1. I must live sacrificially for others. Therefore in any situation, is what I do a stumbling block to other people? If it is, I will cut it out, for my concern is for their welfare.

2. I must live in separation to God, therefore, can I ask the blessing of the Lord Jesus Christ on this action that I take? If I cannot expect Him to bless me in it, then I will cut it out. For “the blessing of the Lord maketh rich and addeth no sorrow,” and I dare not live for a moment without the sense of His fellowship. I cannot grieve Him.

3. I must do all things for the glory of God. Therefore: can I do this thing for the glory of God? If I cannot, then it must go. In other words, all this talk today about participating in everything, “just taking it a little gently,” “just having a share in all things,” does not hold water whatsoever.
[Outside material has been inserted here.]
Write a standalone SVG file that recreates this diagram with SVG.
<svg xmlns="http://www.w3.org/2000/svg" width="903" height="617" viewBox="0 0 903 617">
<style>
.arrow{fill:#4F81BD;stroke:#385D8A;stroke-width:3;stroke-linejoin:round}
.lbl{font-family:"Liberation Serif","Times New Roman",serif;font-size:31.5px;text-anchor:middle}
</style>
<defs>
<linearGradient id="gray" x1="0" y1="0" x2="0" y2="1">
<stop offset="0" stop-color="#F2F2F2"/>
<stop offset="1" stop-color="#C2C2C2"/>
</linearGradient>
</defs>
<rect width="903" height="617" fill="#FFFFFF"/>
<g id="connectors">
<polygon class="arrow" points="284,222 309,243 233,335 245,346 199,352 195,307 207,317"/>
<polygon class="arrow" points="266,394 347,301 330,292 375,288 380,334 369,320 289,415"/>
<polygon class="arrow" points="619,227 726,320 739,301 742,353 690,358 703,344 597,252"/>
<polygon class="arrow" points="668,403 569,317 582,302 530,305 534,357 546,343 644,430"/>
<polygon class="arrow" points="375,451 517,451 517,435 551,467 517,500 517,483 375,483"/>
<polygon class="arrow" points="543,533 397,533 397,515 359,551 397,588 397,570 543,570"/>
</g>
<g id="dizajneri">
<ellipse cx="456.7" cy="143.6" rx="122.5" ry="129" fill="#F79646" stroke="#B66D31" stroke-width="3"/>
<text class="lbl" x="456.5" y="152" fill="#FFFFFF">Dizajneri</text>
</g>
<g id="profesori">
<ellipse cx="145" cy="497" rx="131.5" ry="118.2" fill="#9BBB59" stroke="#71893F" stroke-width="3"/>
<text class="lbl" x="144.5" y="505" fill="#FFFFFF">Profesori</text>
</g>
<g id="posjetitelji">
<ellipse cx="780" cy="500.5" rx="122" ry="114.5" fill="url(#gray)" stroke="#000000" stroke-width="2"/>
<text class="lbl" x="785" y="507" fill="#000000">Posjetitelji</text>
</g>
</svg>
Here a Christian is to live boldly, but with a life that is absolutely clear cut.

I would give you, then, these three rules of the road as you walk the “Royal Route to Heaven,” and three questions that you apply as you seek to follow the rules.

Live sacrificially for other people. If any action or decision will prove to be a stumbling block to another Christian, do not do it.

Live in separation unto God. You cannot drink of the Lord’s cup and of the cup of the enemy. There may be contact but no fellowship, for our fellowship must be with the Lord Jesus, therefore ask yourself, “Can I ask the blessing of God upon this action?”

Whatsoever you do, do it to the glory of God. Therefore, when you take a step or make a decision, is it for the glory of God? It not, omit it.

Simple rules. Break them—disaster to yourself, disgrace to your testimony, dishonor to the Lord. Keep them, and experience the liberty of the child of God who is free from the condemnation of the Lord but who, as Paul says in chapter 9 ,verse 21, “is under the law to Christ.” Oh, the blessedness of submission to His Sovereignty! May that be your portion, for Jesus’ sake.